> **Goal**: Which lines hold the word "image"? Show each of them.

> **Records to use**:
────────────────────

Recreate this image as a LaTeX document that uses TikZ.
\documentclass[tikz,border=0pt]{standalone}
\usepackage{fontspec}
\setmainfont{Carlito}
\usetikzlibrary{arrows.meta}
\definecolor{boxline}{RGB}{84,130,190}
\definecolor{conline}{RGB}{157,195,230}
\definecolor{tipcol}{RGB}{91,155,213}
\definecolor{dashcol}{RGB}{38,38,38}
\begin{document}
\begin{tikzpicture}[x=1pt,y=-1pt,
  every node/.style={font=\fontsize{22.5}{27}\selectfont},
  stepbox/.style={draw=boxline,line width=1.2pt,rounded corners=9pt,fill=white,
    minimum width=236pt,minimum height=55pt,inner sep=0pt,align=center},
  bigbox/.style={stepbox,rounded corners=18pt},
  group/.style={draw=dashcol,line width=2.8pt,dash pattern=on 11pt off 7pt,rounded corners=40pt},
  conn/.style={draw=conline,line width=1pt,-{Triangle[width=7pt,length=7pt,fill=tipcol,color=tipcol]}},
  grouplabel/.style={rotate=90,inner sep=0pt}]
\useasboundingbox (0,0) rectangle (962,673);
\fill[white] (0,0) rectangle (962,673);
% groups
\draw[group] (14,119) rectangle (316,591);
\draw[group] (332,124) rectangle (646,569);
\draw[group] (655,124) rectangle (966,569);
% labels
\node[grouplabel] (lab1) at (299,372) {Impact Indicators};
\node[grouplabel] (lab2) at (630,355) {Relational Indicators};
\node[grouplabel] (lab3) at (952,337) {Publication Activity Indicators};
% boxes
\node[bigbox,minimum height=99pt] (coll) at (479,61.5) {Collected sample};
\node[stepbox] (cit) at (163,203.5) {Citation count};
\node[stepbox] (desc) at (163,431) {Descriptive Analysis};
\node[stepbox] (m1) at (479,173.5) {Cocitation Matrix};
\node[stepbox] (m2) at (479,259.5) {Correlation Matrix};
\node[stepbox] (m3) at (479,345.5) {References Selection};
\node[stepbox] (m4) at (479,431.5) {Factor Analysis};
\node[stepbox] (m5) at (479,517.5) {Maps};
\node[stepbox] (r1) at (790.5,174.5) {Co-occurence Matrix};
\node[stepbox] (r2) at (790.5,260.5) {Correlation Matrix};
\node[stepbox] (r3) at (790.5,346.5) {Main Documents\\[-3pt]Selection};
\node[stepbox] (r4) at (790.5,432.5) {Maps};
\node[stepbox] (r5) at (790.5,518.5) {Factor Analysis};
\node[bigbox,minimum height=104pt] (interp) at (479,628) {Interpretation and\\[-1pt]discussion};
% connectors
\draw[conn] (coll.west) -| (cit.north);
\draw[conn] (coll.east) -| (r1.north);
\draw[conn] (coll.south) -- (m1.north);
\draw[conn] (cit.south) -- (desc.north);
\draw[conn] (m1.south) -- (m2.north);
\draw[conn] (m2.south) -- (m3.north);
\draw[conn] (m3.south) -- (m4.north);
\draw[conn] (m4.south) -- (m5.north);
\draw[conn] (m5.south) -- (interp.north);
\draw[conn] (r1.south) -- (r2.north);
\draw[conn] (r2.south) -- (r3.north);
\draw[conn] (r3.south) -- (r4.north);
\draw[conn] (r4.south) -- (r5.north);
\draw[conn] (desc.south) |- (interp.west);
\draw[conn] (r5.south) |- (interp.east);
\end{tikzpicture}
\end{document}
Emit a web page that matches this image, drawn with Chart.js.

────────────────────

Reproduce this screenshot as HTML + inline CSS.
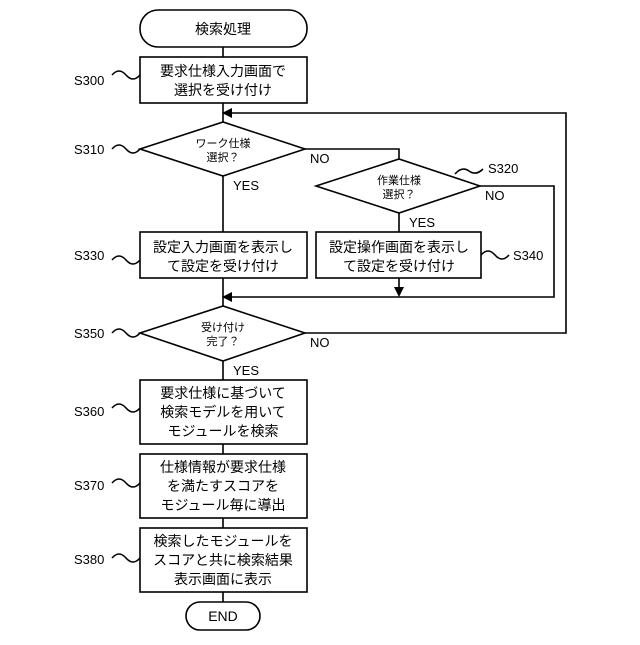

────────────────────

> **Exercise result**:
Recreate this image as a LaTeX document that uses TikZ.
Emit a web page that matches this image, drawn with Chart.js.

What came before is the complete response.